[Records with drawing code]
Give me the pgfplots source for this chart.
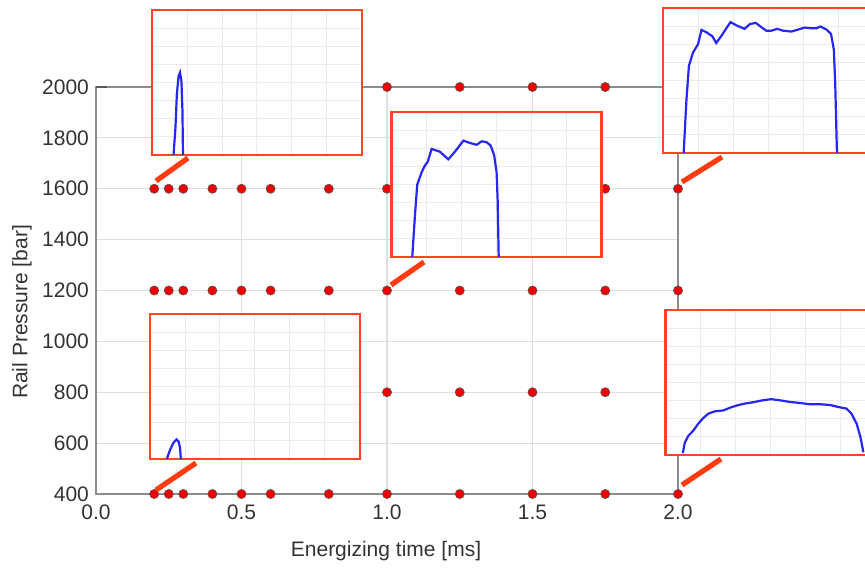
\documentclass[border=0pt]{standalone}
\usepackage{pgfplots}
\pgfplotsset{compat=1.18}
\usepackage{fontspec}
\setmainfont{Liberation Sans}
\definecolor{insetred}{HTML}{FF4422}
\definecolor{conred}{HTML}{FF3C0F}
\definecolor{curveblue}{HTML}{2626F5}
\definecolor{dotred}{HTML}{F00000}
\definecolor{txt}{HTML}{333333}
\pgfplotsset{
  inset/.style={anchor=south west, scale only axis, width=105pt, height=72.5pt,
    xmin=0, xmax=6, ymin=0, ymax=8,
    xtick={0,1,2,3,4,5,6}, ytick={0,1,2,3,4,5,6,7,8},
    xticklabels={}, yticklabels={},
    grid=major, major grid style={draw=black!8, line width=0.5pt},
    tick style={draw=none},
    axis line style={draw=insetred, line width=1.4pt},
    axis background/.style={fill=white}},
  curve/.style={draw=curveblue, line width=1.1pt, no marks}
}
\begin{document}
\begin{tikzpicture}
\clip (0,0) rectangle (432.5pt,283.5pt);
\begin{axis}[at={(48pt,36.5pt)}, anchor=south west, scale only axis,
  width=291pt, height=203.5pt,
  xmin=0, xmax=2, ymin=400, ymax=2000,
  xtick={0,0.5,1,1.5,2}, ytick={400,600,800,1000,1200,1400,1600,1800,2000},
  tick label style={font=\fontsize{10.5}{12}\selectfont, text=txt},
  xticklabel style={yshift=-2pt, /pgf/number format/.cd, fixed, fixed zerofill, precision=1},
  yticklabel style={/pgf/number format/.cd, fixed, 1000 sep={}},
  /pgf/number format/assume math mode=true,
  grid=major, major grid style={draw=black!13, line width=0.6pt},
  axis line style={draw=black!45, line width=0.9pt},
  tick style={draw=none},
  clip=false]
\addplot[only marks, mark=*, mark size=2.3pt, mark options={fill=dotred, draw=black!65, line width=0.3pt}] table {
x y
0.2 400
0.25 400
0.3 400
0.4 400
0.5 400
0.6 400
0.8 400
1.0 400
1.25 400
1.5 400
1.75 400
2.0 400
1.0 800
1.25 800
1.5 800
1.75 800
2.0 800
0.2 1200
0.25 1200
0.3 1200
0.4 1200
0.5 1200
0.6 1200
0.8 1200
1.0 1200
1.25 1200
1.5 1200
1.75 1200
2.0 1200
0.2 1600
0.25 1600
0.3 1600
0.4 1600
0.5 1600
0.6 1600
0.8 1600
1.0 1600
1.25 1600
1.5 1600
1.75 1600
2.0 1600
1.0 2000
1.25 2000
1.5 2000
1.75 2000
2.0 2000
};
\end{axis}
\draw[black!65, line width=1.3pt] (48pt,240pt) -- (53.5pt,240pt);
% inset 1: 0.2 ms, 1600 bar
\begin{axis}[inset, at={(76pt,206pt)}]
\addplot[curve] coordinates {(0.615,0) (0.67,1.5) (0.71,3.35) (0.76,4.36) (0.80,4.55) (0.84,4.09) (0.87,2.43) (0.885,0)};
\end{axis}
% inset 2: 1.0 ms, 1200 bar
\begin{axis}[inset, at={(195.8pt,155pt)}]
\addplot[curve] coordinates {(0.59,0) (0.67,2.38) (0.733,4.0) (0.857,4.67) (0.952,5.05) (1.03,5.24) (1.143,5.96) (1.38,5.81) (1.62,5.39) (1.81,5.81) (2.05,6.42) (2.24,6.29) (2.43,6.19) (2.57,6.38) (2.71,6.34) (2.83,6.15) (2.93,5.62) (3.0,4.67) (3.03,3.14) (3.06,0)};
\end{axis}
% inset 3: 2.0 ms, 1600 bar
\begin{axis}[inset, at={(331.5pt,207pt)}]
\addplot[curve] coordinates {(0.59,0) (0.67,2.94) (0.74,4.8) (0.857,5.54) (1.0,6.0) (1.1,6.79) (1.24,6.66) (1.41,6.44) (1.52,6.07) (1.67,6.47) (1.83,6.94) (1.93,7.22) (2.11,7.03) (2.33,6.85) (2.48,7.11) (2.65,7.18) (2.81,6.94) (2.95,6.75) (3.1,6.75) (3.26,6.85) (3.43,6.75) (3.67,6.70) (3.86,6.81) (4.05,6.92) (4.24,6.88) (4.38,6.88) (4.5,6.98) (4.67,6.81) (4.8,6.57) (4.88,5.73) (4.92,3.87) (4.97,0)};
\end{axis}
% inset 4: 0.2 ms, 400 bar
\begin{axis}[inset, at={(75pt,54pt)}]
\addplot[curve] coordinates {(0.48,0) (0.57,0.49) (0.67,0.9) (0.76,1.08) (0.82,0.95) (0.86,0.58) (0.88,0)};
\end{axis}
% inset 5: 2.0 ms, 400 bar
\begin{axis}[inset, at={(332.8pt,56pt)}]
\addplot[curve] coordinates {(0.49,0.1) (0.55,0.69) (0.65,1.06) (0.79,1.34) (0.93,1.72) (1.08,2.05) (1.22,2.28) (1.41,2.41) (1.65,2.46) (1.84,2.61) (2.05,2.74) (2.27,2.84) (2.5,2.91) (2.78,3.02) (3.02,3.08) (3.26,3.02) (3.54,2.93) (3.84,2.87) (4.12,2.8) (4.41,2.8) (4.7,2.76) (4.93,2.65) (5.17,2.56) (5.31,2.28) (5.46,1.72) (5.57,0.97) (5.65,0.15)};
\end{axis}
% connectors
\begin{scope}[conred, line width=2.6pt]
\draw (78pt,193pt) -- (94pt,204.5pt);
\draw (195.5pt,141pt) -- (212pt,152.5pt);
\draw (341pt,192.5pt) -- (361pt,205pt);
\draw (78pt,38.5pt) -- (98pt,52pt);
\draw (341pt,41pt) -- (360.5pt,54pt);
\end{scope}
% labels
\node[text=txt, font=\fontsize{10.5}{12}\selectfont] at (193pt,8pt) {Energizing time [ms]};
\node[text=txt, font=\fontsize{10.5}{12}\selectfont, rotate=90] at (11pt,127.5pt) {Rail Pressure [bar]};
\end{tikzpicture}
\end{document}
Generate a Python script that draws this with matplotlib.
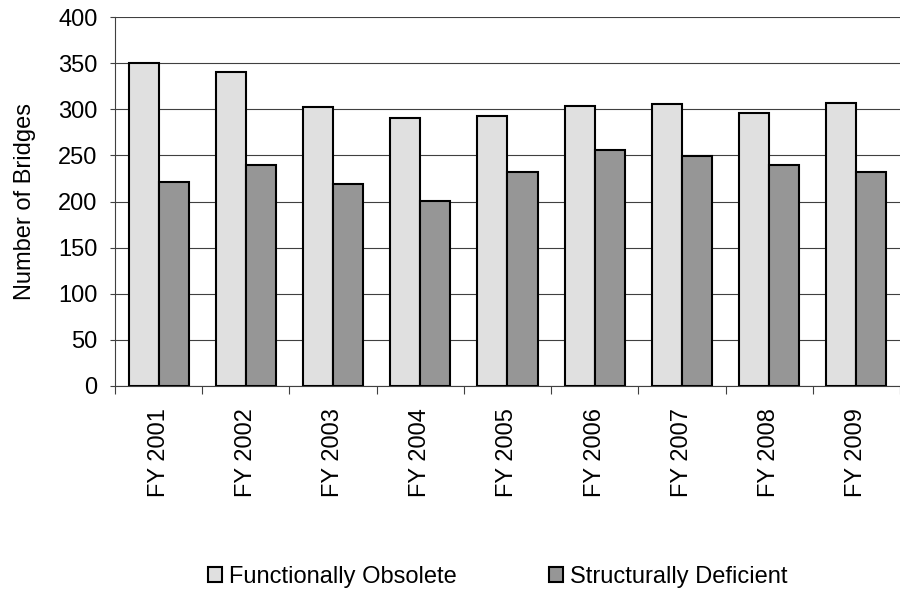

* **TASK DETAILS**
Each line of the data should be quoted exactly, with pictures left out.

* **SOLVED EXERCISE**
Give me the pgfplots source for this chart.
\documentclass[border=0pt]{standalone}
\usepackage{pgfplots}
\pgfplotsset{compat=1.18}
\usepackage{fontspec}
\setmainfont{Liberation Sans}
\definecolor{insetred}{HTML}{FF4422}
\definecolor{conred}{HTML}{FF3C0F}
\definecolor{curveblue}{HTML}{2626F5}
\definecolor{dotred}{HTML}{F00000}
\definecolor{txt}{HTML}{333333}
\pgfplotsset{
  inset/.style={anchor=south west, scale only axis, width=105pt, height=72.5pt,
    xmin=0, xmax=6, ymin=0, ymax=8,
    xtick={0,1,2,3,4,5,6}, ytick={0,1,2,3,4,5,6,7,8},
    xticklabels={}, yticklabels={},
    grid=major, major grid style={draw=black!8, line width=0.5pt},
    tick style={draw=none},
    axis line style={draw=insetred, line width=1.4pt},
    axis background/.style={fill=white}},
  curve/.style={draw=curveblue, line width=1.1pt, no marks}
}
\begin{document}
\begin{tikzpicture}
\clip (0,0) rectangle (432.5pt,283.5pt);
\begin{axis}[at={(48pt,36.5pt)}, anchor=south west, scale only axis,
  width=291pt, height=203.5pt,
  xmin=0, xmax=2, ymin=400, ymax=2000,
  xtick={0,0.5,1,1.5,2}, ytick={400,600,800,1000,1200,1400,1600,1800,2000},
  tick label style={font=\fontsize{10.5}{12}\selectfont, text=txt},
  xticklabel style={yshift=-2pt, /pgf/number format/.cd, fixed, fixed zerofill, precision=1},
  yticklabel style={/pgf/number format/.cd, fixed, 1000 sep={}},
  /pgf/number format/assume math mode=true,
  grid=major, major grid style={draw=black!13, line width=0.6pt},
  axis line style={draw=black!45, line width=0.9pt},
  tick style={draw=none},
  clip=false]
\addplot[only marks, mark=*, mark size=2.3pt, mark options={fill=dotred, draw=black!65, line width=0.3pt}] table {
x y
0.2 400
0.25 400
0.3 400
0.4 400
0.5 400
0.6 400
0.8 400
1.0 400
1.25 400
1.5 400
1.75 400
2.0 400
1.0 800
1.25 800
1.5 800
1.75 800
2.0 800
0.2 1200
0.25 1200
0.3 1200
0.4 1200
0.5 1200
0.6 1200
0.8 1200
1.0 1200
1.25 1200
1.5 1200
1.75 1200
2.0 1200
0.2 1600
0.25 1600
0.3 1600
0.4 1600
0.5 1600
0.6 1600
0.8 1600
1.0 1600
1.25 1600
1.5 1600
1.75 1600
2.0 1600
1.0 2000
1.25 2000
1.5 2000
1.75 2000
2.0 2000
};
\end{axis}
\draw[black!65, line width=1.3pt] (48pt,240pt) -- (53.5pt,240pt);
% inset 1: 0.2 ms, 1600 bar
\begin{axis}[inset, at={(76pt,206pt)}]
\addplot[curve] coordinates {(0.615,0) (0.67,1.5) (0.71,3.35) (0.76,4.36) (0.80,4.55) (0.84,4.09) (0.87,2.43) (0.885,0)};
\end{axis}
% inset 2: 1.0 ms, 1200 bar
\begin{axis}[inset, at={(195.8pt,155pt)}]
\addplot[curve] coordinates {(0.59,0) (0.67,2.38) (0.733,4.0) (0.857,4.67) (0.952,5.05) (1.03,5.24) (1.143,5.96) (1.38,5.81) (1.62,5.39) (1.81,5.81) (2.05,6.42) (2.24,6.29) (2.43,6.19) (2.57,6.38) (2.71,6.34) (2.83,6.15) (2.93,5.62) (3.0,4.67) (3.03,3.14) (3.06,0)};
\end{axis}
% inset 3: 2.0 ms, 1600 bar
\begin{axis}[inset, at={(331.5pt,207pt)}]
\addplot[curve] coordinates {(0.59,0) (0.67,2.94) (0.74,4.8) (0.857,5.54) (1.0,6.0) (1.1,6.79) (1.24,6.66) (1.41,6.44) (1.52,6.07) (1.67,6.47) (1.83,6.94) (1.93,7.22) (2.11,7.03) (2.33,6.85) (2.48,7.11) (2.65,7.18) (2.81,6.94) (2.95,6.75) (3.1,6.75) (3.26,6.85) (3.43,6.75) (3.67,6.70) (3.86,6.81) (4.05,6.92) (4.24,6.88) (4.38,6.88) (4.5,6.98) (4.67,6.81) (4.8,6.57) (4.88,5.73) (4.92,3.87) (4.97,0)};
\end{axis}
% inset 4: 0.2 ms, 400 bar
\begin{axis}[inset, at={(75pt,54pt)}]
\addplot[curve] coordinates {(0.48,0) (0.57,0.49) (0.67,0.9) (0.76,1.08) (0.82,0.95) (0.86,0.58) (0.88,0)};
\end{axis}
% inset 5: 2.0 ms, 400 bar
\begin{axis}[inset, at={(332.8pt,56pt)}]
\addplot[curve] coordinates {(0.49,0.1) (0.55,0.69) (0.65,1.06) (0.79,1.34) (0.93,1.72) (1.08,2.05) (1.22,2.28) (1.41,2.41) (1.65,2.46) (1.84,2.61) (2.05,2.74) (2.27,2.84) (2.5,2.91) (2.78,3.02) (3.02,3.08) (3.26,3.02) (3.54,2.93) (3.84,2.87) (4.12,2.8) (4.41,2.8) (4.7,2.76) (4.93,2.65) (5.17,2.56) (5.31,2.28) (5.46,1.72) (5.57,0.97) (5.65,0.15)};
\end{axis}
% connectors
\begin{scope}[conred, line width=2.6pt]
\draw (78pt,193pt) -- (94pt,204.5pt);
\draw (195.5pt,141pt) -- (212pt,152.5pt);
\draw (341pt,192.5pt) -- (361pt,205pt);
\draw (78pt,38.5pt) -- (98pt,52pt);
\draw (341pt,41pt) -- (360.5pt,54pt);
\end{scope}
% labels
\node[text=txt, font=\fontsize{10.5}{12}\selectfont] at (193pt,8pt) {Energizing time [ms]};
\node[text=txt, font=\fontsize{10.5}{12}\selectfont, rotate=90] at (11pt,127.5pt) {Rail Pressure [bar]};
\end{tikzpicture}
\end{document}
Generate a Python script that draws this with matplotlib.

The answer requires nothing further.